| Rows from a dataset of charts and code |

========================================================================

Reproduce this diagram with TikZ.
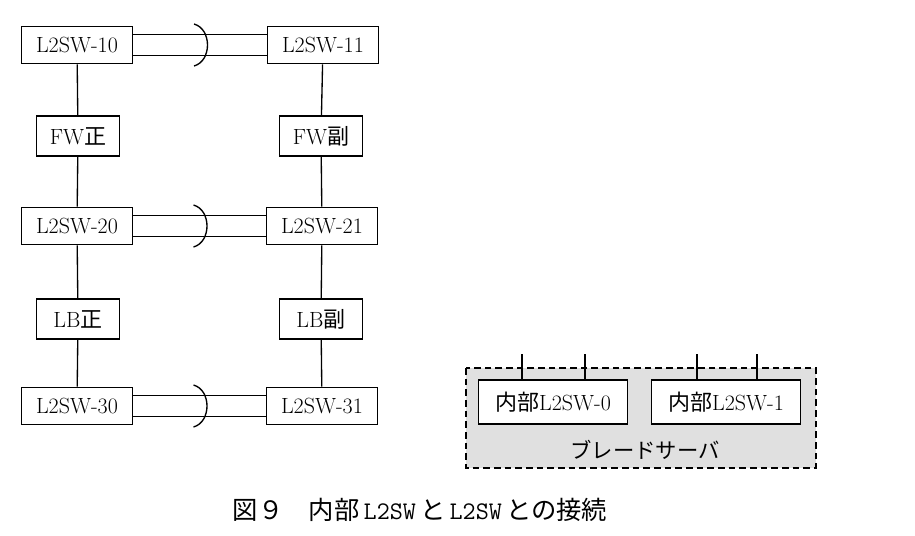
\documentclass[tikz,border=0pt]{standalone}
\usepackage{fontspec}
\newfontfamily\cjk{Noto Sans CJK JP}
\usetikzlibrary{positioning, calc}
\tikzset{
  sw/.style={draw, line width=1pt, fill=white, minimum width=83pt, minimum height=28pt, inner sep=1pt, font=\fontsize{16.5}{19}\selectfont},
  fw/.style={draw, line width=1pt, fill=white, minimum width=62pt, minimum height=30pt, inner sep=1pt, font=\fontsize{16.5}{19}\selectfont},
  isw/.style={draw, line width=1pt, fill=white, minimum width=112pt, minimum height=33pt, inner sep=1pt, font=\fontsize{16.5}{19}\selectfont},
  link/.style={line width=1pt},
}
\begin{document}
\begin{tikzpicture}[x=0.75pt,y=-0.75pt]
  \useasboundingbox (0,0) rectangle (915,536);

  % blade server
  \draw [line width=1.6pt, dash pattern=on 5pt off 3pt, fill=black!12] (466,368) rectangle (816,468);
  \node [isw] (i0) at (553,402) {{\cjk 内部}L2SW-0};
  \node [isw] (i1) at (726,402) {{\cjk 内部}L2SW-1};
  \node [font=\cjk\fontsize{16}{19}\selectfont] (blade) at (645,450) {ブレードサーバ};
  \foreach \n/\a/\b in {i0/-31/32, i1/-29/31} {
    \draw [link] ([xshift=\a*0.75pt]\n.north) -- ++(0,-25);
    \draw [link] ([xshift=\b*0.75pt]\n.north) -- ++(0,-25);
  }

  % switches
  \node [sw] (s10) at (77,45)  {L2SW-10};
  \node [sw] (s11) at (323,45) {L2SW-11};
  \node [fw] (fw0) at (78,136) {FW{\cjk 正}};
  \node [fw] (fw1) at (321,136) {FW{\cjk 副}};
  \node [sw] (s20) at (77,226) {L2SW-20};
  \node [sw] (s21) at (322,226) {L2SW-21};
  \node [fw] (lb0) at (78,319) {LB{\cjk 正}};
  \node [fw] (lb1) at (321,319) {LB{\cjk 副}};
  \node [sw] (s30) at (77,406) {L2SW-30};
  \node [sw] (s31) at (322,406) {L2SW-31};

  \draw [link] (s10) -- (fw0) -- (s20) -- (lb0) -- (s30);
  \draw [link] (s11) -- (fw1) -- (s21) -- (lb1) -- (s31);

  % aggregated links
  \foreach \l/\r in {s10/s11, s20/s21, s30/s31} {
    \draw [link] ([yshift=8pt]\l.east) -- ([yshift=8pt]\r.west);
    \draw [link] ([yshift=-8pt]\l.east) -- ([yshift=-8pt]\r.west);
    \draw [link] ($ (\l.east)!0.5!(\r.west) $) ++(-6,-21) .. controls ++(18,5) and ++(18,-5) .. ++(0,42);
  }

  \node [font=\fontsize{19}{22}\selectfont] (cap) at (420,510) {{\cjk 図９\quad 内部}\,\texttt{L2SW}\,{\cjk と}\,\texttt{L2SW}\,{\cjk との接続}};
\end{tikzpicture}
\end{document}
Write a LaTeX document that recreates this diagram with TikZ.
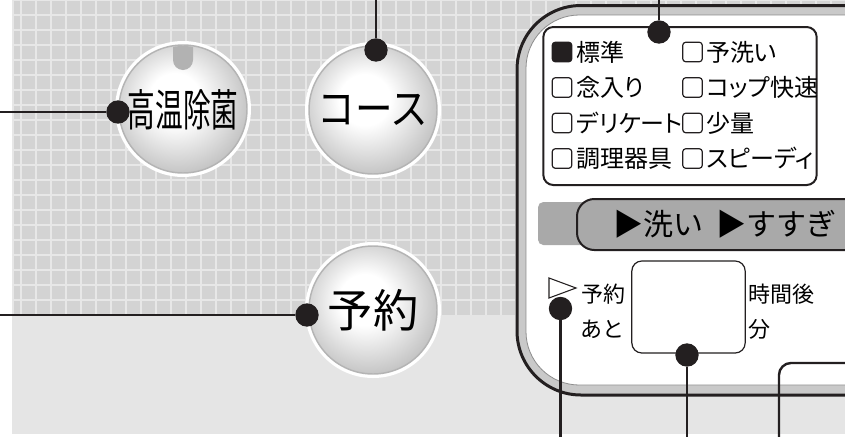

========================================================================

| Work instructions |
Output every entry exactly as given; pictures are not part of the copy.

| Complete response |
Reproduce this diagram with TikZ.
\documentclass[tikz,border=0pt]{standalone}
\usepackage{fontspec}
\newfontfamily\cjk{Noto Sans CJK JP}
\usetikzlibrary{positioning, calc}
\tikzset{
  sw/.style={draw, line width=1pt, fill=white, minimum width=83pt, minimum height=28pt, inner sep=1pt, font=\fontsize{16.5}{19}\selectfont},
  fw/.style={draw, line width=1pt, fill=white, minimum width=62pt, minimum height=30pt, inner sep=1pt, font=\fontsize{16.5}{19}\selectfont},
  isw/.style={draw, line width=1pt, fill=white, minimum width=112pt, minimum height=33pt, inner sep=1pt, font=\fontsize{16.5}{19}\selectfont},
  link/.style={line width=1pt},
}
\begin{document}
\begin{tikzpicture}[x=0.75pt,y=-0.75pt]
  \useasboundingbox (0,0) rectangle (915,536);

  % blade server
  \draw [line width=1.6pt, dash pattern=on 5pt off 3pt, fill=black!12] (466,368) rectangle (816,468);
  \node [isw] (i0) at (553,402) {{\cjk 内部}L2SW-0};
  \node [isw] (i1) at (726,402) {{\cjk 内部}L2SW-1};
  \node [font=\cjk\fontsize{16}{19}\selectfont] (blade) at (645,450) {ブレードサーバ};
  \foreach \n/\a/\b in {i0/-31/32, i1/-29/31} {
    \draw [link] ([xshift=\a*0.75pt]\n.north) -- ++(0,-25);
    \draw [link] ([xshift=\b*0.75pt]\n.north) -- ++(0,-25);
  }

  % switches
  \node [sw] (s10) at (77,45)  {L2SW-10};
  \node [sw] (s11) at (323,45) {L2SW-11};
  \node [fw] (fw0) at (78,136) {FW{\cjk 正}};
  \node [fw] (fw1) at (321,136) {FW{\cjk 副}};
  \node [sw] (s20) at (77,226) {L2SW-20};
  \node [sw] (s21) at (322,226) {L2SW-21};
  \node [fw] (lb0) at (78,319) {LB{\cjk 正}};
  \node [fw] (lb1) at (321,319) {LB{\cjk 副}};
  \node [sw] (s30) at (77,406) {L2SW-30};
  \node [sw] (s31) at (322,406) {L2SW-31};

  \draw [link] (s10) -- (fw0) -- (s20) -- (lb0) -- (s30);
  \draw [link] (s11) -- (fw1) -- (s21) -- (lb1) -- (s31);

  % aggregated links
  \foreach \l/\r in {s10/s11, s20/s21, s30/s31} {
    \draw [link] ([yshift=8pt]\l.east) -- ([yshift=8pt]\r.west);
    \draw [link] ([yshift=-8pt]\l.east) -- ([yshift=-8pt]\r.west);
    \draw [link] ($ (\l.east)!0.5!(\r.west) $) ++(-6,-21) .. controls ++(18,5) and ++(18,-5) .. ++(0,42);
  }

  \node [font=\fontsize{19}{22}\selectfont] (cap) at (420,510) {{\cjk 図９\quad 内部}\,\texttt{L2SW}\,{\cjk と}\,\texttt{L2SW}\,{\cjk との接続}};
\end{tikzpicture}
\end{document}
Write a LaTeX document that recreates this diagram with TikZ.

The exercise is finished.